■ REQUIREMENTS
Write out, word for word, every line from the first one through the line that holds "(baction) at (1044,194)", and nothing else; skip the pictures.

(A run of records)
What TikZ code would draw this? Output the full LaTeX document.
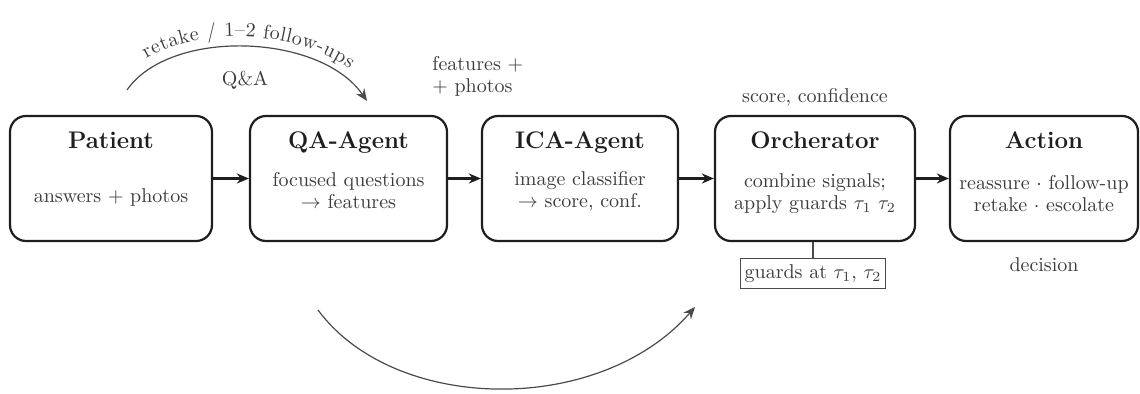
\documentclass[tikz,border=0pt]{standalone}
\usepackage{fontspec}
\usetikzlibrary{arrows.meta,decorations.text,positioning}

\definecolor{ink}{HTML}{1E1E1E}
\definecolor{soft}{HTML}{3C3C3C}
\definecolor{linegray}{HTML}{4A4A4A}

\tikzset{
  stage/.style={draw=ink, line width=1.1pt, rounded corners=8pt, fill=white,
    minimum height=62.5pt, inner sep=0pt},
  title/.style={font=\large\bfseries, text=ink, inner sep=0pt, anchor=base},
  body/.style={font=\normalsize, text=soft, align=center, inner sep=0pt},
  note/.style={font=\normalsize, text=soft, inner sep=0pt},
  flow/.style={draw=ink, line width=1.1pt, -{Stealth[length=6pt,width=5pt]}},
  loop/.style={draw=linegray, line width=0.6pt, -{Stealth[length=6pt,width=5pt]}},
  guardbox/.style={draw=linegray, line width=0.5pt, fill=white, font=\normalsize,
    text=soft, inner xsep=2pt, inner ysep=3pt}
}

\begin{document}
\begin{tikzpicture}[x=0.5pt, y=-0.5pt]
  \useasboundingbox (0,0) rectangle (1140,394);

  % pipeline stages
  \node[stage, minimum width=101pt] (patient) at (111,178.5) {};
  \node[stage, minimum width=98.5pt] (qa) at (348.5,178.5) {};
  \node[stage, minimum width=98pt] (ica) at (580,178.5) {};
  \node[stage, minimum width=100pt] (orch) at (815,178.5) {};
  \node[stage, minimum width=94pt] (action) at (1044,178.5) {};

  % stage titles
  \node[title] (tpatient) at (111,149) {Patient};
  \node[title] (tqa) at (348.5,149) {QA-Agent};
  \node[title] (tica) at (580,149) {ICA-Agent};
  \node[title] (torch) at (815,149) {Orcherator};
  \node[title] (taction) at (1044,149) {Action};

  % stage contents
  \node[body] (bpatient) at (111,198) {answers + photos};
  \node[body] (bqa) at (348.5,191) {focused questions\\[-1pt] $\rightarrow$ features};
  \node[body] (bica) at (580,191) {image classifier\\[-1pt] $\rightarrow$ score, conf.};
  \node[body] (borch) at (815,194) {combine signals;\\[-1pt] apply guards $\tau_1\ \tau_2$};
  \node[body] (baction) at (1044,194) {reassure $\cdot$ follow-up\\[-1pt] retake $\cdot$ escolate};

  % main flow
  \draw[flow] (patient.east) -- (qa.west);
  \draw[flow] (qa.east) -- (ica.west);
  \draw[flow] (ica.east) -- (orch.west);
  \draw[flow] (orch.east) -- (action.west);

  % labels around the flow
  \node[note, align=left, anchor=north west] (feat) at (432,56) {features +\\[-1pt] + photos};
  \node[note] (conf) at (815,97) {score, confidence};
  \node[note] (dec) at (1044,265) {decision};
  \node[note] (qalabel) at (245,80) {Q\&A};

  % guard thresholds
  \node[guardbox] (guards) at (813,274) {guards at $\tau_1$, $\tau_2$};
  \draw[linegray, line width=0.6pt] (orch.south -| guards.north) -- (guards.north);

  % follow-up loop back into the QA agent
  \coordinate (loopstart) at (127,90);
  \coordinate (loopend) at (367,101);
  \draw[loop, postaction={decorate, decoration={text along path,
      text={|\color{soft}|retake / 1–2 follow-ups}, text align=center, raise=5pt}}]
    (loopstart) .. controls (170,28) and (320,33) .. (loopend);

  % bypass from the QA stage to the guards
  \coordinate (bypassstart) at (318,310);
  \coordinate (bypassend) at (695,307);
  \draw[loop] (bypassstart) .. controls (395,414) and (600,416) .. (bypassend);
\end{tikzpicture}
\end{document}
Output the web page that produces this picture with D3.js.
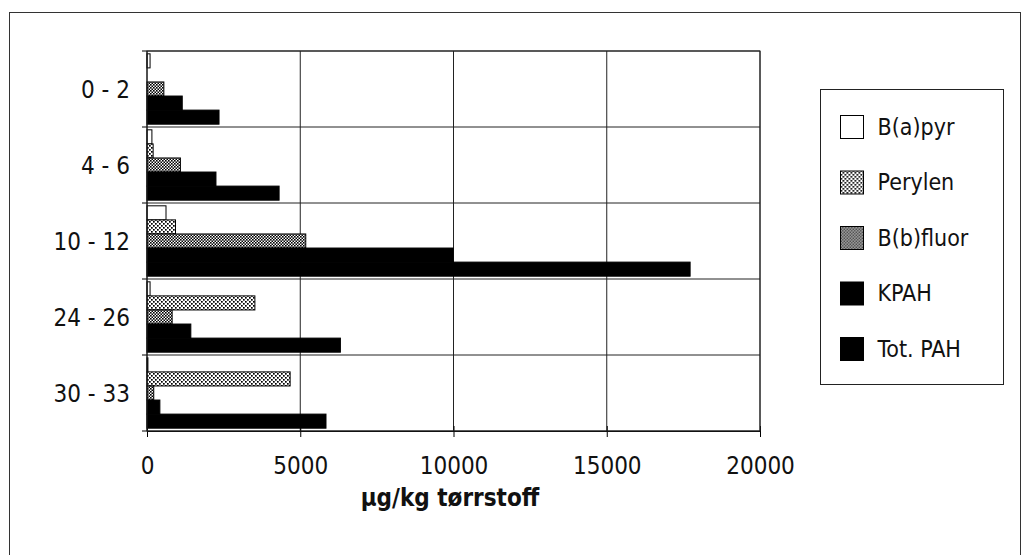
<!DOCTYPE html>
<html>
<head>
<meta charset="utf-8">
<script src="https://cdn.jsdelivr.net/npm/d3@7.9.0/dist/d3.min.js"></script>
<style>
  body { margin: 0; background: #fff; }
  svg { display: block; }
  text { font-family: "Liberation Sans Narrow", "DejaVu Sans Condensed", "Liberation Sans", sans-serif; fill: #111; }
</style>
</head>
<body>
<svg id="chart" width="1031" height="555"></svg>
<script>
// ---- data ----
const depths = ["0 - 2", "4 - 6", "10 - 12", "24 - 26", "30 - 33"];
const seriesNames = ["B(a)pyr", "Perylen", "B(b)fluor", "KPAH", "Tot. PAH"];
const bapyr   = [100, 160, 620, 100, 30];
const perylen = [0, 200, 930, 3520, 4670];
const bbfluor = [550, 1090, 5180, 820, 220];
const kpah    = [1150, 2250, 9990, 1430, 420];
const totpah  = [2350, 4310, 17720, 6310, 5840];
const xTicks  = [0, 5000, 10000, 15000, 20000];
const xTitle  = "µg/kg tørrstoff";

const seriesValues = [bapyr, perylen, bbfluor, kpah, totpah];
const rows = depths.map((d, i) => ({
  depth: d,
  values: seriesNames.map((s, j) => ({ key: s, value: seriesValues[j][i] }))
}));

// ---- setup ----
const svg = d3.select("#chart");
const margin = { top: 51, left: 147 };
const innerW = 613, innerH = 380;
const fills = ["#fff", "url(#patPerylen)", "url(#patBbfluor)", "#000", "#000"];

// outer frame
svg.append("rect")
  .attr("x", 9.5).attr("y", 12.5)
  .attr("width", 1011).attr("height", 560)
  .attr("fill", "none").attr("stroke", "#333").attr("stroke-width", 1);

// patterns
const defs = svg.append("defs");
const p1 = defs.append("pattern").attr("id", "patPerylen")
  .attr("width", 4).attr("height", 4).attr("patternUnits", "userSpaceOnUse");
p1.append("rect").attr("width", 4).attr("height", 4).attr("fill", "#fff");
p1.append("rect").attr("x", 0).attr("y", 0).attr("width", 1.7).attr("height", 1.7).attr("fill", "#000");
p1.append("rect").attr("x", 2).attr("y", 2).attr("width", 1.7).attr("height", 1.7).attr("fill", "#000");

const p2 = defs.append("pattern").attr("id", "patBbfluor")
  .attr("width", 3).attr("height", 3).attr("patternUnits", "userSpaceOnUse");
p2.append("rect").attr("width", 3).attr("height", 3).attr("fill", "#fff");
p2.append("rect").attr("x", 0).attr("y", 0).attr("width", 1.6).attr("height", 1.6).attr("fill", "#000");
p2.append("rect").attr("x", 1.5).attr("y", 1.5).attr("width", 1.6).attr("height", 1.6).attr("fill", "#000");

const g = svg.append("g").attr("transform", `translate(${margin.left},${margin.top})`);

// scales
const x = d3.scaleLinear().domain([0, 20000]).range([0, innerW]);
const y0 = d3.scaleBand().domain(depths).range([0, innerH]).padding(0);
const y1 = d3.scaleBand().domain(seriesNames).range([0, y0.bandwidth()])
  .paddingInner(0).paddingOuter(0.2);
const fill = d3.scaleOrdinal().domain(seriesNames).range(fills);

// gridlines
g.append("g")
  .selectAll("line.vg")
  .data(xTicks.slice(1))
  .join("line")
  .attr("x1", d => x(d)).attr("x2", d => x(d))
  .attr("y1", 0).attr("y2", innerH)
  .attr("stroke", "#222").attr("stroke-width", 1);

const hLines = depths.map(d => y0(d)).concat([innerH]);
g.append("g")
  .selectAll("line.hg")
  .data(hLines)
  .join("line")
  .attr("x1", 0).attr("x2", innerW)
  .attr("y1", d => d).attr("y2", d => d)
  .attr("stroke", "#222").attr("stroke-width", 1);

// bars
const groups = g.selectAll("g.grp")
  .data(rows)
  .join("g")
  .attr("class", "grp")
  .attr("transform", d => `translate(0,${y0(d.depth)})`);

groups.selectAll("rect")
  .data(d => d.values.filter(v => v.value > 0))
  .join("rect")
  .attr("x", 0)
  .attr("y", d => y1(d.key))
  .attr("width", d => x(d.value))
  .attr("height", y1.bandwidth())
  .attr("fill", d => fill(d.key))
  .attr("stroke", "#000")
  .attr("stroke-width", 1);

// x axis
const xAxis = g.append("g")
  .attr("transform", `translate(0,${innerH})`)
  .call(d3.axisBottom(x).tickValues(xTicks).tickFormat(d3.format("d")).tickSizeInner(6).tickSizeOuter(0).tickPadding(20));
xAxis.select(".domain").attr("stroke", "#000");
xAxis.selectAll(".tick line").attr("y1", -5).attr("stroke", "#000");
xAxis.selectAll(".tick text").attr("font-size", 24).attr("fill", "#111")
  .attr("font-family", "'Liberation Sans Narrow', 'DejaVu Sans Condensed', sans-serif");

// y axis (ticks at band boundaries)
const yAxis = g.append("g");
yAxis.append("line").attr("x1", 0).attr("x2", 0).attr("y1", 0).attr("y2", innerH).attr("stroke", "#000");
yAxis.selectAll("line.yt")
  .data(hLines)
  .join("line")
  .attr("x1", -5).attr("x2", 0)
  .attr("y1", d => d).attr("y2", d => d)
  .attr("stroke", "#000");
yAxis.selectAll("text")
  .data(depths)
  .join("text")
  .attr("x", -17)
  .attr("y", d => y0(d) + y0.bandwidth() / 2)
  .attr("dy", "0.36em")
  .attr("text-anchor", "end")
  .attr("font-size", 24)
  .text(d => d);

// plot frame
g.append("rect").attr("width", innerW).attr("height", innerH)
  .attr("fill", "none").attr("stroke", "#222");

// x title
svg.append("text")
  .attr("x", 450).attr("y", 506)
  .attr("text-anchor", "middle")
  .attr("font-family", "'DejaVu Sans', sans-serif")
  .attr("font-size", 24)
  .attr("font-weight", "bold")
  .text(xTitle);

// legend
const legend = svg.append("g").attr("transform", "translate(820.5,89.5)");
legend.append("rect").attr("width", 183).attr("height", 295)
  .attr("fill", "#fff").attr("stroke", "#222");
const items = legend.selectAll("g.item")
  .data(seriesNames)
  .join("g")
  .attr("class", "item")
  .attr("transform", (d, i) => `translate(20,${37 + i * 55.5})`);
items.append("rect")
  .attr("x", 0).attr("y", -11)
  .attr("width", 23).attr("height", 23)
  .attr("fill", d => fill(d))
  .attr("stroke", "#000");
items.append("text")
  .attr("x", 37).attr("y", 0).attr("dy", "0.36em")
  .attr("font-size", 23)
  .text(d => d);
</script>
</body>
</html>
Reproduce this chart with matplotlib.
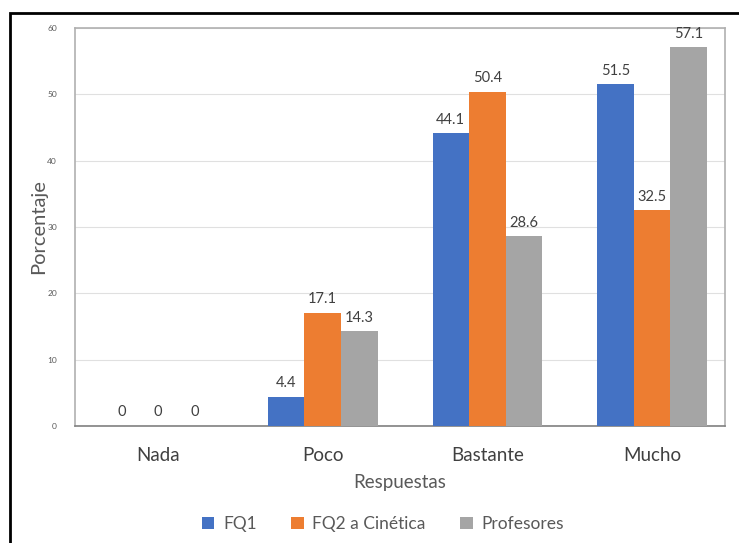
import numpy as np
import matplotlib.pyplot as plt
from matplotlib.patches import Rectangle

plt.rcParams['font.family'] = ['Lato', 'DejaVu Sans']

# Survey answers (percent) per group
categorias = ['Nada', 'Poco', 'Bastante', 'Mucho']
fq1 = [0, 4.4, 44.1, 51.5]
fq2 = [0, 17.1, 50.4, 32.5]
profesores = [0, 14.3, 28.6, 57.1]
series = ['FQ1', 'FQ2 a Cinética', 'Profesores']
colores = ['#4472C4', '#ED7D31', '#A5A5A5']

fig = plt.figure(figsize=(7.39, 5.43), dpi=100)
W, H = 739, 543
ax = fig.add_axes([75 / W, 1 - 426 / H, (725 - 75) / W, (426 - 28) / H])

x = np.arange(len(categorias))
w = 0.222
for i, (vals, name, c) in enumerate(zip([fq1, fq2, profesores], series, colores)):
    pos = x + (i - 1) * w
    ax.bar(pos, vals, width=w, color=c, label=name, zorder=3)
    for p, v in zip(pos, vals):
        txt = f'{v:g}' if v != 0 else '0'
        ax.text(p, v + 1.0, txt, ha='center', va='bottom', fontsize=10.5, color='#404040')

ax.set_xlim(-0.504, 3.443)
ax.set_ylim(0, 60)
ax.set_yticks(range(0, 61, 10))
ax.tick_params(axis='y', labelsize=6, colors='#595959', length=0, pad=13)
ax.tick_params(axis='x', length=0, labelsize=13.5, labelcolor='#404040', pad=15)
ax.set_xticks(x)
ax.set_xticklabels(categorias)
ax.yaxis.grid(True, color='#E0E0E0', linewidth=0.8, zorder=0)
for s in ax.spines.values():
    s.set_color('#B0B0B0')
    s.set_linewidth(1.2)
ax.spines['bottom'].set_color('#808080')

ax.set_ylabel('Porcentaje', fontsize=14.5, color='#595959')
ax.yaxis.set_label_coords((47 - 75) / 650, 0.5)
ax.set_xlabel('Respuestas', fontsize=13.5, color='#595959', labelpad=7)

fig.legend(loc='center', bbox_to_anchor=(383 / W, 1 - 524 / H), ncol=3, frameon=False,
           fontsize=12.5, handlelength=0.7, handleheight=0.7, columnspacing=2.0,
           handletextpad=0.5, labelcolor='#595959')

# outer frame
fig.patches.append(Rectangle((10 / W, -0.05), 1.1, 1 - 13 / H + 0.05, transform=fig.transFigure,
                             fill=False, edgecolor='black', linewidth=2))

fig.savefig('out.png', dpi=100)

■ SOLUTION BELOW
What TikZ code would draw this? Output the full LaTeX document.
\documentclass[tikz,border=0pt]{standalone}
\usepackage{fontspec}
\usetikzlibrary{arrows.meta,decorations.text,positioning}

\definecolor{ink}{HTML}{1E1E1E}
\definecolor{soft}{HTML}{3C3C3C}
\definecolor{linegray}{HTML}{4A4A4A}

\tikzset{
  stage/.style={draw=ink, line width=1.1pt, rounded corners=8pt, fill=white,
    minimum height=62.5pt, inner sep=0pt},
  title/.style={font=\large\bfseries, text=ink, inner sep=0pt, anchor=base},
  body/.style={font=\normalsize, text=soft, align=center, inner sep=0pt},
  note/.style={font=\normalsize, text=soft, inner sep=0pt},
  flow/.style={draw=ink, line width=1.1pt, -{Stealth[length=6pt,width=5pt]}},
  loop/.style={draw=linegray, line width=0.6pt, -{Stealth[length=6pt,width=5pt]}},
  guardbox/.style={draw=linegray, line width=0.5pt, fill=white, font=\normalsize,
    text=soft, inner xsep=2pt, inner ysep=3pt}
}

\begin{document}
\begin{tikzpicture}[x=0.5pt, y=-0.5pt]
  \useasboundingbox (0,0) rectangle (1140,394);

  % pipeline stages
  \node[stage, minimum width=101pt] (patient) at (111,178.5) {};
  \node[stage, minimum width=98.5pt] (qa) at (348.5,178.5) {};
  \node[stage, minimum width=98pt] (ica) at (580,178.5) {};
  \node[stage, minimum width=100pt] (orch) at (815,178.5) {};
  \node[stage, minimum width=94pt] (action) at (1044,178.5) {};

  % stage titles
  \node[title] (tpatient) at (111,149) {Patient};
  \node[title] (tqa) at (348.5,149) {QA-Agent};
  \node[title] (tica) at (580,149) {ICA-Agent};
  \node[title] (torch) at (815,149) {Orcherator};
  \node[title] (taction) at (1044,149) {Action};

  % stage contents
  \node[body] (bpatient) at (111,198) {answers + photos};
  \node[body] (bqa) at (348.5,191) {focused questions\\[-1pt] $\rightarrow$ features};
  \node[body] (bica) at (580,191) {image classifier\\[-1pt] $\rightarrow$ score, conf.};
  \node[body] (borch) at (815,194) {combine signals;\\[-1pt] apply guards $\tau_1\ \tau_2$};
  \node[body] (baction) at (1044,194) {reassure $\cdot$ follow-up\\[-1pt] retake $\cdot$ escolate};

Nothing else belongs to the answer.